Heru mengatakan banyak perusahaan yang menganggap penggunaan IoT sebagai pemborosan, karena tanpa teknologi ini, produksi perusahaan sudah berkembang pesat.
Selain itu, Heru mengutarakan kendala perkembangan IoT juga dikarenakan masalah spektrum dan jaringan akses. Menurutnya, saat ini spektrum yang disediakan pemerintah untuk IoT masih sangat kurang.
Heru mengaku sebenarnya untuk IoT, pemerintah sudah dapat memanfaatkan sejumlah spektrum frekuensi gratis, yang berada di 2,4 ghz dan 5,8 ghz.
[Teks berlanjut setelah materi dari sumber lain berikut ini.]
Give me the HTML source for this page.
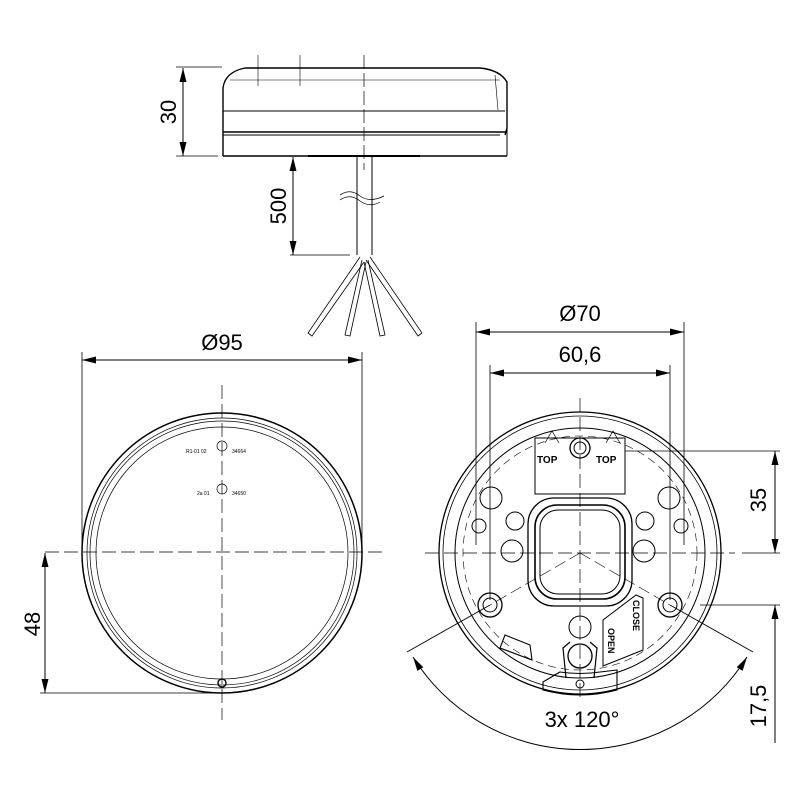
<!DOCTYPE html>
<html><head><style>html,body{margin:0;padding:0;background:#fff}svg{display:block}</style></head>
<body>
<svg width="800" height="800" viewBox="0 0 800 800" xmlns="http://www.w3.org/2000/svg" font-family="Liberation Sans, sans-serif">
<g fill="none" stroke="#000" stroke-width="1">
<path d="M223,156 L223,88 Q225,72 245,68 L480,68 Q500,70 507,82 L507,128 L505,135" stroke-width="1.4"/>
<line x1="223" y1="156" x2="507" y2="156" stroke-width="1.4"/>
<line x1="507" y1="128" x2="507" y2="156"/>
<line x1="223" y1="111" x2="505" y2="111"/>
<line x1="223" y1="132" x2="507" y2="132" stroke-width="1.4"/>
<line x1="223" y1="135" x2="500" y2="135"/>
<line x1="230" y1="80" x2="500" y2="80" stroke-width="0.6"/>
<path d="M495,75 L498,110" stroke-width="0.6"/>
<line x1="308" y1="156" x2="420" y2="156" stroke-width="2"/>
<line x1="364" y1="55" x2="364" y2="170" stroke-dasharray="14,4" stroke-width="0.7"/>
<line x1="258" y1="55" x2="258" y2="86" stroke-width="0.6"/>
<line x1="300" y1="55" x2="300" y2="86" stroke-width="0.6"/>
<line x1="357" y1="156" x2="357" y2="255"/>
<line x1="372" y1="156" x2="372" y2="255"/>
<path d="M340,195 Q350,188 360,196 Q370,203 384,196" stroke-width="0.7"/>
<path d="M340,200 Q350,193 360,201 Q370,208 380,202" stroke-width="0.7"/>
<path d="M360,257 L308,333 L312,336 L364,262" stroke-width="0.8"/>
<path d="M362,260 L345,335 L350,336 L366,262" stroke-width="0.8"/>
<path d="M364,262 L380,336 L385,335 L368,260" stroke-width="0.8"/>
<path d="M366,260 L418,336 L422,333 L370,257" stroke-width="0.8"/>
<line x1="176" y1="67" x2="222" y2="67" stroke-width="0.8"/>
<line x1="176" y1="156" x2="218" y2="156" stroke-width="0.8"/>
<line x1="183" y1="68" x2="183" y2="156"/>
<line x1="290" y1="255" x2="350" y2="255" stroke-width="0.8"/>
<line x1="293" y1="157" x2="293" y2="255"/>

<circle cx="222" cy="553" r="140" stroke-width="1.5"/>
<circle cx="222" cy="553" r="135" stroke-width="0.7"/>
<circle cx="222" cy="553" r="132" stroke-width="0.7"/>
<circle cx="222" cy="553" r="126" stroke-width="0.7"/>
<circle cx="222" cy="683" r="4" stroke-width="1.4"/>
<line x1="222" y1="385" x2="222" y2="720" stroke-dasharray="14,5" stroke-width="0.7"/>
<line x1="45" y1="552" x2="385" y2="552" stroke-dasharray="14,5" stroke-width="0.7"/>
<circle cx="222" cy="446" r="5" stroke-width="0.7"/>
<circle cx="222" cy="489" r="5" stroke-width="0.7"/>
<line x1="82" y1="352" x2="82" y2="552" stroke-width="0.8"/>
<line x1="362" y1="352" x2="362" y2="552" stroke-width="0.8"/>
<line x1="82" y1="360" x2="362" y2="360"/>
<line x1="40" y1="693" x2="222" y2="693" stroke-width="0.8"/>
<line x1="45" y1="553" x2="45" y2="693"/>

<circle cx="580" cy="553" r="141" stroke-width="1.3"/>
<circle cx="580" cy="553" r="137" stroke-width="0.8"/>
<circle cx="580" cy="553" r="125" stroke-width="1"/>
<circle cx="580" cy="553" r="117" stroke-width="0.6" stroke-dasharray="8,5"/>
<line x1="580" y1="398" x2="580" y2="700" stroke-dasharray="14,5" stroke-width="0.7"/>
<line x1="425" y1="553" x2="735" y2="553" stroke-dasharray="14,5" stroke-width="0.7"/>
<line x1="580" y1="553" x2="490" y2="605" stroke-dasharray="12,5" stroke-width="0.6"/>
<line x1="580" y1="553" x2="670" y2="605" stroke-dasharray="12,5" stroke-width="0.6"/>
<rect x="535" y="438" width="90" height="56" stroke-width="1"/>
<circle cx="580" cy="448" r="10" stroke-width="1.3"/>
<circle cx="580" cy="448" r="6"/>
<rect x="528" y="498" width="104" height="108" rx="26" stroke-width="1.3"/>
<rect x="535" y="505" width="90" height="94" rx="22" stroke-width="1.6"/>
<rect x="540" y="510" width="80" height="84" rx="18"/>
<circle cx="491" cy="498" r="11"/><circle cx="669" cy="498" r="11"/>
<circle cx="479" cy="526" r="7"/><circle cx="681" cy="526" r="7"/>
<circle cx="515" cy="521" r="9"/><circle cx="645" cy="521" r="9"/>
<circle cx="512" cy="551" r="11"/><circle cx="644" cy="551" r="11"/>
<circle cx="490" cy="605" r="12" stroke-width="1.3"/><circle cx="490" cy="605" r="7"/>
<circle cx="670" cy="605" r="12" stroke-width="1.3"/><circle cx="670" cy="605" r="7"/>
<circle cx="580" cy="627" r="11"/>
<circle cx="580" cy="656" r="12" stroke-width="1.3"/>
<path d="M566,678 L563,648 L570,642 M594,678 L597,648 L590,642" stroke-width="1.2"/>
<path d="M543,682 L543,690 Q580,700 617,690 L617,670 L600,672 Q580,675 560,672 Z" stroke-width="1.1"/>
<circle cx="580" cy="684" r="4"/>
<path d="M505,635 L530,645 L532,660 L500,648 Z" stroke-width="1.1"/>
<path d="M603,666 L603,620 L636,595 L643,598 L643,650 Z" stroke-width="1"/>
<path d="M545,443 L552,431 L559,443 M606,443 L613,431 L620,443" stroke-width="0.7"/>
<line x1="625" y1="451" x2="780" y2="451" stroke-width="0.8"/>
<line x1="476" y1="322" x2="476" y2="545" stroke-width="0.8"/>
<line x1="684" y1="322" x2="684" y2="545" stroke-width="0.8"/>
<line x1="476" y1="332" x2="684" y2="332"/>
<line x1="490" y1="365" x2="490" y2="600" stroke-width="0.8"/>
<line x1="670" y1="365" x2="670" y2="600" stroke-width="0.8"/>
<line x1="490" y1="373" x2="670" y2="373"/>
<line x1="742" y1="553" x2="780" y2="553" stroke-width="0.8"/>
<line x1="700" y1="605" x2="780" y2="605" stroke-width="0.8"/>
<line x1="775" y1="451" x2="775" y2="553"/>
<line x1="775" y1="605" x2="775" y2="743"/>
<line x1="670" y1="605" x2="753" y2="652" stroke-width="0.9"/>
<line x1="490" y1="605" x2="407" y2="652" stroke-width="0.9"/>
<path d="M747,657 A197,197 0 0 1 413,657"/>
</g>
<g fill="#000" stroke="none">
<polygon points="183,68 179.5,82 186.5,82"/><polygon points="183,156 179.5,142 186.5,142"/>
<polygon points="293,157 289.5,171 296.5,171"/><polygon points="293,255 289.5,241 296.5,241"/>
<polygon points="82,360 96,356.5 96,363.5"/><polygon points="362,360 348,356.5 348,363.5"/>
<polygon points="45,553 41.5,567 48.5,567"/><polygon points="45,693 41.5,679 48.5,679"/>
<polygon points="476,332 490,328.5 490,335.5"/><polygon points="684,332 670,328.5 670,335.5"/>
<polygon points="490,373 504,369.5 504,376.5"/><polygon points="670,373 656,369.5 656,376.5"/>
<polygon points="775,451 771.5,465 778.5,465"/><polygon points="775,553 771.5,539 778.5,539"/>
<polygon points="775,605 771.5,619 778.5,619"/>
<polygon points="747,657 742.6,670.9 736.7,667.2"/><polygon points="413,657 417.4,670.9 423.3,667.2"/>
</g>
<g fill="#000" font-size="22">
<text transform="translate(176,112) rotate(-90)" text-anchor="middle">30</text>
<text transform="translate(286,206) rotate(-90)" text-anchor="middle">500</text>
<text x="222" y="350" text-anchor="middle">Ø95</text>
<text transform="translate(40,624) rotate(-90)" text-anchor="middle">48</text>
<text x="580" y="321" text-anchor="middle">Ø70</text>
<text x="580" y="362" text-anchor="middle">60,6</text>
<text transform="translate(766,500) rotate(-90)" text-anchor="middle">35</text>
<text transform="translate(766,706) rotate(-90)" text-anchor="middle">17,5</text>
<text x="582" y="727" text-anchor="middle">3x 120°</text>
</g>
<g fill="#000" font-size="10" font-weight="bold">
<text x="537" y="463">TOP</text><text x="596" y="463">TOP</text>
<text transform="translate(608,628) rotate(90)" font-size="9">OPEN</text>
<text transform="translate(633,600) rotate(90)" font-size="9">CLOSE</text>
</g>
<g fill="#000" font-size="5">
<text x="186" y="453">R1-01 02</text><text x="232" y="453">34664</text>
<text x="197" y="495">2a 01</text><text x="232" y="495">34650</text>
</g>
</svg>
</body></html>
Namun, Heru mengatakan saat ini spektrum frekuensi tersebut tidak hanya digunakan oleh IoT, sehingga lalu lintas data menjadi padat.
Oleh karena itu, Heru mengusulkan kepada pemerintah untuk membuka spektrum frekuensi khusus baru agar IoT dapat berkembang.
Selain itu, terkait frekuensi unlicensed, Heru berharap pemerintah juga mengatur frekuensi ini agar dapat dimanfaatkan dengan baik oleh semua pelaku industri.
“Ketika penggunaan frekuensi di gratiskan, pengalokasiannya seperti apa, karena kalau penggunaannya tidak diatur, hal ini bisa menyebabkan kisruh, tidak maksimal, tidak dapat dimanfaatkan dengan baik,” ujar Heru.
Sebagai informasi, Asosiasi IoT memperkirakan pada 2025 mencapai nilai pasar IoT mencapai US$40 miliar atau sekitar Rp626,4 triliun dengan 678 juta perangkat terhubung ke internet.
Lebih lanjut, Asioti juga memperkirakan pada 2045 ditargetkan setiap penduduk Indonesia memiliki sekitar 22 perangkat Internet of Things. Hal ini pun termasuk smart wearable, wireless headphone, lampu pintar, dan lain sebagainya.